Taken by the Sea est également un morceau un peu trop longuet, et c'est un peu le petit défaut que l'on pourra trouver à Grave Mounds and Grave Mistakes, quelques longueurs se font sentir et pas forcément sur les morceaux les plus longs, Children of the Night Soil est certes bien bourrin, mais il tourne un peu en rond sur la fin et le dernier mouvement après le break apparaît un poil superflu, de la même manière, certains passages électroniques ont également tendance à traîner un peu trop, Decomposing Deity Dance Hall est particulièrement pataud dans ses transitions et on aurait très bien pu couper deux-trois minutes du truc, on parle d'un groupe qui se fait ici très expérimental et il faut bien avouer que certaines expériences, même si elles ne peuvent pas être qualifier d'échecs, peinent parfois à convaincre.
Malgré tout, Grave Mounds and Grave Mistakes est une addition de choix à la discographie impeccable des anglais, on ne pourra pas reprocher à A forest of Stars d'avoir voulu jouer la facilité, et c'est une fois encore là où on ne les attendait pas qu'ils ont décidé d'aller, que ce soit par moment un peu maladroit n'est pas surprenant vue la nature expérimentale et progressive de l'aventure.

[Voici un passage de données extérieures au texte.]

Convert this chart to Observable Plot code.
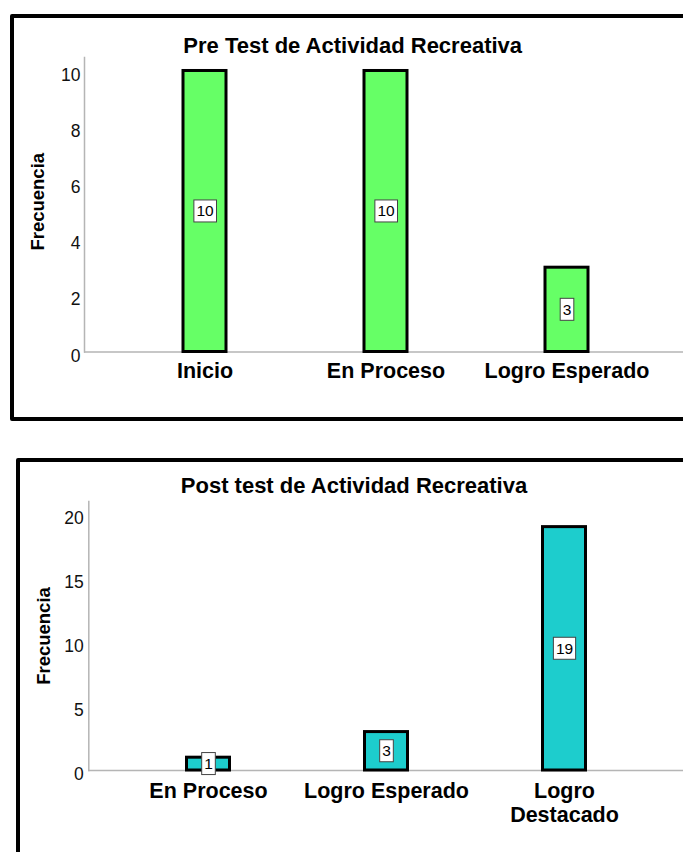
<!DOCTYPE html>
<html><head><meta charset="utf-8">
<script src="https://cdn.jsdelivr.net/npm/d3@7"></script>
<script src="https://cdn.jsdelivr.net/npm/@observablehq/plot@0.6"></script>
<style>
html,body{margin:0;padding:0;background:#fff;overflow:hidden;width:683px;height:852px;}
body{position:relative;font-family:"Liberation Sans",Arial,sans-serif;}
.box{position:absolute;border:4px solid #000;border-radius:2px;box-sizing:border-box;}
.title{position:absolute;font-weight:bold;font-size:22px;line-height:22px;white-space:nowrap;transform:translateX(-50%);color:#000;}
.chart{position:absolute;left:0;width:683px;}
</style></head><body>
<div class="box" style="left:10px;top:13.5px;width:720px;height:407.5px"></div>
<div class="box" style="left:16px;top:458px;width:720px;height:450px"></div>
<div id="t1" class="title" style="left:352.7px;top:34.7px"></div>
<div id="t2" class="title" style="left:354px;top:475.4px"></div>
<div id="pre" class="chart" style="top:0"></div>
<div id="post" class="chart" style="top:440px"></div>
<script>
const preTitle = "Pre Test de Actividad Recreativa";
const postTitle = "Post test de Actividad Recreativa";
const yLabel = "Frecuencia";
const preCategories = ["Inicio", "En Proceso", "Logro Esperado"];
const preValues = [10, 10, 3];
const preTickLabels = ["Inicio", "En Proceso", "Logro Esperado"];
const preTicks = [0, 2, 4, 6, 8, 10];
const postCategories = ["En Proceso", "Logro Esperado", "Logro Destacado"];
const postValues = [1, 3, 19];
const postTickLabels = ["En Proceso", "Logro Esperado", "Logro\nDestacado"];
const postTicks = [0, 5, 10, 15, 20];

document.getElementById("t1").textContent = preTitle;
document.getElementById("t2").textContent = postTitle;

function drawChart(el, cats, vals, labels, ticks, o) {
  const data = cats.map((c, i) => ({cat: c, v: vals[i], label: labels[i]}));
  const chart = Plot.plot({
    width: 683, height: o.height,
    marginLeft: o.ml, marginRight: 0, marginTop: o.mt, marginBottom: o.mb,
    style: {fontFamily: "'Liberation Sans', Arial, sans-serif", background: "transparent", overflow: "visible", color: "#000"},
    x: {type: "band", domain: cats, range: o.xr, padding: 0, axis: null},
    y: {domain: [0, o.ymax], axis: null},
    marks: [
      Plot.frame({anchor: "left", stroke: "#b5b5b5", strokeWidth: 1.5}),
      Plot.ruleY([0], {stroke: "#b5b5b5", strokeWidth: 1.5}),
      Plot.axisY(ticks, {tickSize: 0, tickPadding: o.tp, fontSize: 17.5, dy: 4, label: null, fill: "#111"}),
      Plot.barY(data, {x: "cat", y: "v", fill: o.color, stroke: "#000", strokeWidth: 3, insetLeft: o.inset, insetRight: o.inset}),
      Plot.text(data, {x: "cat", y: () => 0, text: "label", lineAnchor: "top", dy: o.ldy, fontSize: 21.5, fontWeight: "bold", lineHeight: 1.1, fill: "#000"}),
      Plot.text(data, {x: "cat", y: d => d.v / 2, text: d => String(d.v), fontSize: 15.5, fill: "#000", ariaDescription: "value-label"}),
      Plot.text([yLabel], {frameAnchor: "left", textAnchor: "middle", rotate: -90, dx: o.ydx, dy: o.ydy, fontSize: 18.5, fontWeight: "bold", fill: "#000"})
    ]
  });
  el.append(chart);
  let texts = chart.querySelectorAll('g[aria-description="value-label"] text');
  if (!texts.length) {
    const groups = chart.querySelectorAll('g[aria-label="text"]');
    if (groups.length > 1) texts = groups[1].querySelectorAll("text");
  }
  texts.forEach(t => {
    const bb = t.getBBox();
    const r = document.createElementNS("http://www.w3.org/2000/svg", "rect");
    const cy = bb.y + bb.height / 2;
    r.setAttribute("x", bb.x - 2.5);
    r.setAttribute("y", cy - 11);
    r.setAttribute("width", bb.width + 5);
    r.setAttribute("height", 22);
    r.setAttribute("fill", "#fff");
    r.setAttribute("stroke", "#444");
    r.setAttribute("stroke-width", 1);
    if (t.getAttribute("transform")) r.setAttribute("transform", t.getAttribute("transform"));
    t.parentNode.insertBefore(r, t);
  });
}

drawChart(document.getElementById("pre"), preCategories, preValues, preTickLabels, preTicks, {
  height: 420, ml: 84, mt: 57, mb: 68.5, ymax: 10.48, xr: [114, 657], inset: 69, tp: 4, ldy: 9.2, ydx: -46, ydy: -3, color: "#66ff66"
});
drawChart(document.getElementById("post"), postCategories, postValues, postTickLabels, postTicks, {
  height: 412, ml: 88.3, mt: 61, mb: 82, ymax: 21, xr: [119, 653], inset: 67.5, tp: 5, ldy: 10.7, ydx: -44.3, ydy: 0, color: "#1dcdcd"
});
</script>
</body></html>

A Forest of Stars demeure un groupe unique, impalpable, excentrique, des adjectifs qui pourraient très bien s'appliquer à un Grave Mounds and Grave Mistakes où le groupe à voulu explorer sa dimension cinématographique, où quand le Steampunk Black Metal rencontre les ambiances horrifiques d'Argento on de Carpenter, cela donne un résultat encore plus dérangeant et bizarre que ce à quoi vous auriez pu penser, un véritable cauchemar baroque et psychédélique.